### WORK REQUIRED
Scan the data below for the string "matplotlib". Copy every line where it appears.

### EXTRACTED MATERIAL

══════════════════════════════

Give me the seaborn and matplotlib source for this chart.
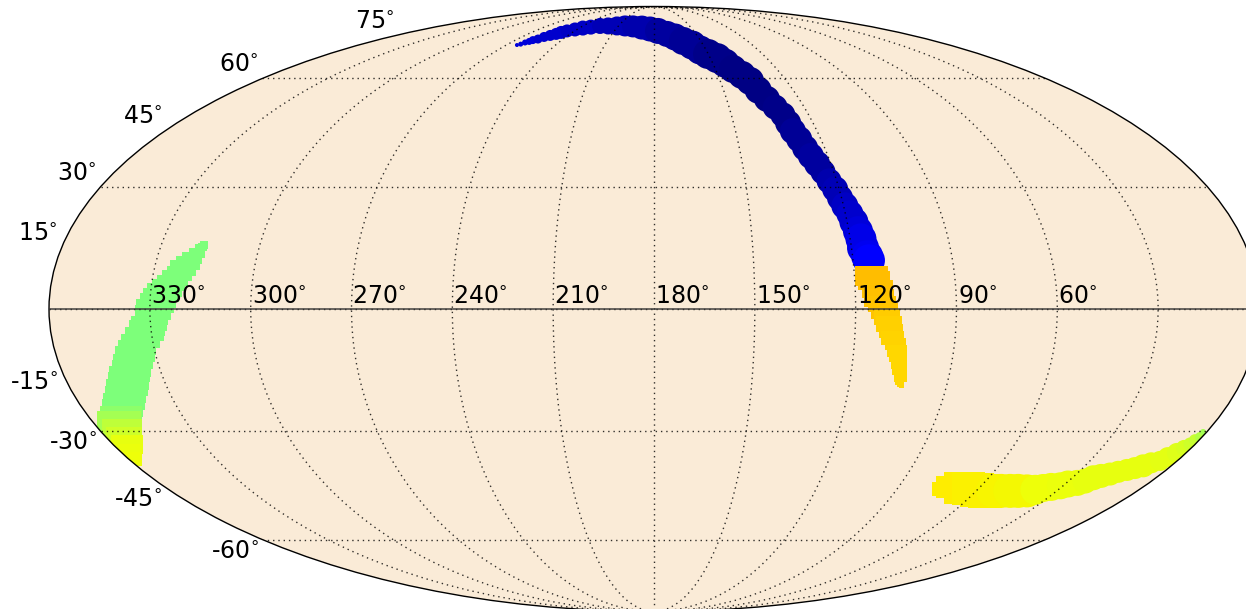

══════════════════════════════

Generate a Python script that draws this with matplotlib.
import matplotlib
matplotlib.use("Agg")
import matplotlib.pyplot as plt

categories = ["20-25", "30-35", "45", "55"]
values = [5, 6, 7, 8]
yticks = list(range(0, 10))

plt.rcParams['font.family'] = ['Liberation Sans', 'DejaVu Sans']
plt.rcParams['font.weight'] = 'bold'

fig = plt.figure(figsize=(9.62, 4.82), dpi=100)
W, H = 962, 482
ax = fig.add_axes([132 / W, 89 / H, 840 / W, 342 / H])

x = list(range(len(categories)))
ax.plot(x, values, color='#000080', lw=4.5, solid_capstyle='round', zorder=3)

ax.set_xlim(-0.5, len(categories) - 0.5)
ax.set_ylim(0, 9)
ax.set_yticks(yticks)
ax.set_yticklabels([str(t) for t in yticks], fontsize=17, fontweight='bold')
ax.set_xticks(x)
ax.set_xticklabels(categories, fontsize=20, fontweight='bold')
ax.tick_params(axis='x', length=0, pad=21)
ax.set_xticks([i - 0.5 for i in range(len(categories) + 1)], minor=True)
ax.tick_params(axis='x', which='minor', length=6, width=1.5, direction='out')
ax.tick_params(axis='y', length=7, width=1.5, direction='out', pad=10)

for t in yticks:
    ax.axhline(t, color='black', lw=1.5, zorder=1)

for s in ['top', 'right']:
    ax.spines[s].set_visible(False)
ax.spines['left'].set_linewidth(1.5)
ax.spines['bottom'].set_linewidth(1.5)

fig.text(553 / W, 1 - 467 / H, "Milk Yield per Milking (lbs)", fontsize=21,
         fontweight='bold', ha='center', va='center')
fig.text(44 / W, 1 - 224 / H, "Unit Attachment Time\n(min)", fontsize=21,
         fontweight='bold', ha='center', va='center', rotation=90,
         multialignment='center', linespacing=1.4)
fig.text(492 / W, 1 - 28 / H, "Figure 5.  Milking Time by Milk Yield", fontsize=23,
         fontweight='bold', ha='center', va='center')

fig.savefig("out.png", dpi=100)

══════════════════════════════

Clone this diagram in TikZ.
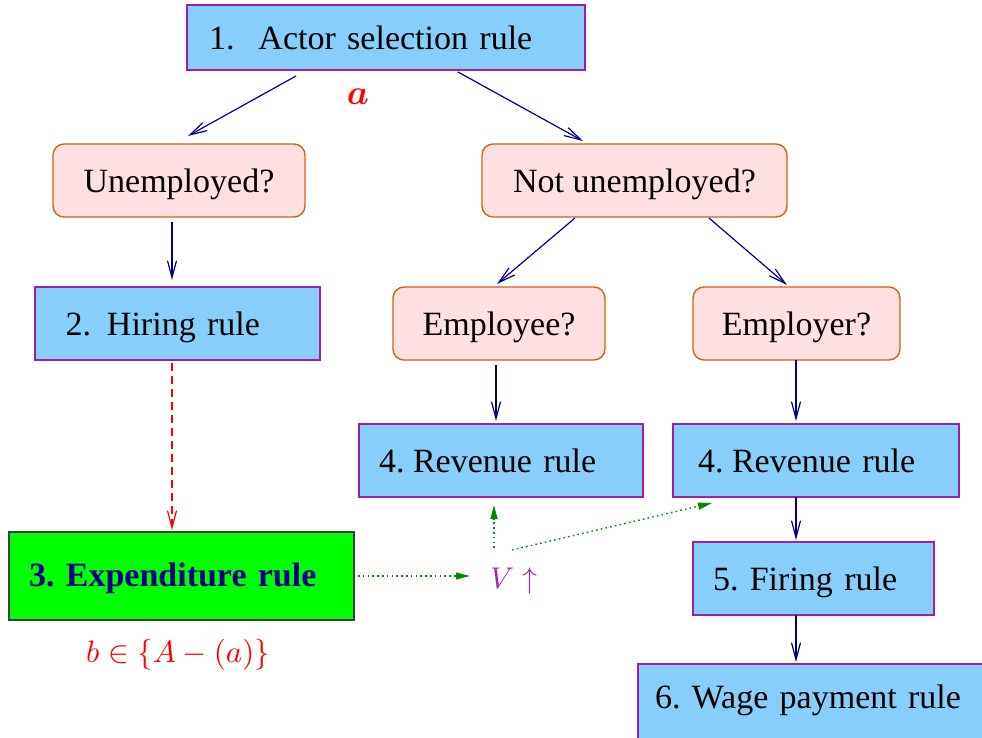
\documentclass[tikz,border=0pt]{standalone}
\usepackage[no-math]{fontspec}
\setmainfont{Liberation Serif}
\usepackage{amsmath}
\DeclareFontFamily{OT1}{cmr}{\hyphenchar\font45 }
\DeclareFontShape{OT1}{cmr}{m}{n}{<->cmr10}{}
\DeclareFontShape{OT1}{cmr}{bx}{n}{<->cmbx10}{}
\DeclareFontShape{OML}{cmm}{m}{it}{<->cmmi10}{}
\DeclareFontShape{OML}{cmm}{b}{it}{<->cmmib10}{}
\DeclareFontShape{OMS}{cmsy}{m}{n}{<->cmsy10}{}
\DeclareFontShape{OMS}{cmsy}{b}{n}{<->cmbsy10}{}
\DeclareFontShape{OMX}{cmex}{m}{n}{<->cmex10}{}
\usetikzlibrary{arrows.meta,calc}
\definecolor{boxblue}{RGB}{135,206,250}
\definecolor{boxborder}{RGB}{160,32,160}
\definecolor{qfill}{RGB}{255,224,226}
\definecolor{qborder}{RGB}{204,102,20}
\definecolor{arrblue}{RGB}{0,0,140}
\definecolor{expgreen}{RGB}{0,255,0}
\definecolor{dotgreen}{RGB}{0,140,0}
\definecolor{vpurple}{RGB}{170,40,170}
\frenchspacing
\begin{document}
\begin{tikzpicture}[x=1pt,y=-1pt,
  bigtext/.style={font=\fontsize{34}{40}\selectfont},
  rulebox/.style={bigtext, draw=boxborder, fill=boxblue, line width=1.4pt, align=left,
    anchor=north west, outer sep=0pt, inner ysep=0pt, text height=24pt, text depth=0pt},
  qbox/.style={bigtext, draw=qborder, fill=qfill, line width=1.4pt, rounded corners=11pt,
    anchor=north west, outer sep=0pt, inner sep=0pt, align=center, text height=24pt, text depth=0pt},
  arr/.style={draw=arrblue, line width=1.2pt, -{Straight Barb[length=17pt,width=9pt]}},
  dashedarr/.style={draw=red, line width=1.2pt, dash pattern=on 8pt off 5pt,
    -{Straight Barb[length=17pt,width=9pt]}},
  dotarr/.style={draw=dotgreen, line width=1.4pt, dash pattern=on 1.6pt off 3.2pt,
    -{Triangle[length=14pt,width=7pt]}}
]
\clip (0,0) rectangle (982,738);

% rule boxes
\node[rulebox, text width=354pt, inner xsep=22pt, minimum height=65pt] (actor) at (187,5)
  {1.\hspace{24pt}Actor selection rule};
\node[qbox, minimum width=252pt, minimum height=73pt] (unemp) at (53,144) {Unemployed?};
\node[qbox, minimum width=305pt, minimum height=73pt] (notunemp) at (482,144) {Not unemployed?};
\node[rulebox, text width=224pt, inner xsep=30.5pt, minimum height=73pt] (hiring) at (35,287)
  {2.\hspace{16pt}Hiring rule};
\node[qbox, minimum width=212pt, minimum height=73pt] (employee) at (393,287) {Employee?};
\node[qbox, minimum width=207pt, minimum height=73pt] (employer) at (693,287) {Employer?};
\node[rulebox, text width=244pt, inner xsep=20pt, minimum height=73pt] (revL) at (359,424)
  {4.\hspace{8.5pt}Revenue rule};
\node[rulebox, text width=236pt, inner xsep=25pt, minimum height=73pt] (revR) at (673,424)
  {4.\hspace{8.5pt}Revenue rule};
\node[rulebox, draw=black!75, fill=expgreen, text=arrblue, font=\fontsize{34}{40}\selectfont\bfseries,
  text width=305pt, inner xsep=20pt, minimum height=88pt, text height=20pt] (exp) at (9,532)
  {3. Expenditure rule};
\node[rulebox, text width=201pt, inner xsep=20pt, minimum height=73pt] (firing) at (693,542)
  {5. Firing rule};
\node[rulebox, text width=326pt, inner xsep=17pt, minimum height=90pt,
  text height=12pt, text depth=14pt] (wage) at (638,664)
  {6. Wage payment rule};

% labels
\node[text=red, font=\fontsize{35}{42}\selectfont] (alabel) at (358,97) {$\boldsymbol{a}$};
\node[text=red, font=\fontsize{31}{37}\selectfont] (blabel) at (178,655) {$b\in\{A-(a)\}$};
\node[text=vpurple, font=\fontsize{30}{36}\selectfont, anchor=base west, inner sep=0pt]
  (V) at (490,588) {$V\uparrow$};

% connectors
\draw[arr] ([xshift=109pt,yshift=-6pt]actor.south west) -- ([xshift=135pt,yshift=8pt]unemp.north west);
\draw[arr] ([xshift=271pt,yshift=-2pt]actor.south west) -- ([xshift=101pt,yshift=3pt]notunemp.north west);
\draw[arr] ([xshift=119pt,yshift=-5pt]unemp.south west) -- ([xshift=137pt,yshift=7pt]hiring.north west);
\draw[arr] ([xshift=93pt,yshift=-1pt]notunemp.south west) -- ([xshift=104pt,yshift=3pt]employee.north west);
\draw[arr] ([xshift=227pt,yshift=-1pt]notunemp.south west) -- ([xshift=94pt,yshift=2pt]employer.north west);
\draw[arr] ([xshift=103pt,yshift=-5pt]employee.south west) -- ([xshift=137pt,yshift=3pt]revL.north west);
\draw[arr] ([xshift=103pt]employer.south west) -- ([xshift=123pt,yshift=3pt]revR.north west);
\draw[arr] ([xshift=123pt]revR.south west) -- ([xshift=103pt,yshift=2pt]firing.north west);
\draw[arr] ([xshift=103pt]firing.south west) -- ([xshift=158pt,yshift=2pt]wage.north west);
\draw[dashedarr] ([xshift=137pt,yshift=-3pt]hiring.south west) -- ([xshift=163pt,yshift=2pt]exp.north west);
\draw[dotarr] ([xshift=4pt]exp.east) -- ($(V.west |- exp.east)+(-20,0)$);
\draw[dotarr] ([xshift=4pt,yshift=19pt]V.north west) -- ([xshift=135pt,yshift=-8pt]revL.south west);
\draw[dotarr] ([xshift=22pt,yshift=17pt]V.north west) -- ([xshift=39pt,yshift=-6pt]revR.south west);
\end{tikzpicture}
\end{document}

══════════════════════════════

### OUTPUT BELOW
Give me the seaborn and matplotlib source for this chart.
Generate a Python script that draws this with matplotlib.
import matplotlib
matplotlib.use("Agg")
import matplotlib.pyplot as plt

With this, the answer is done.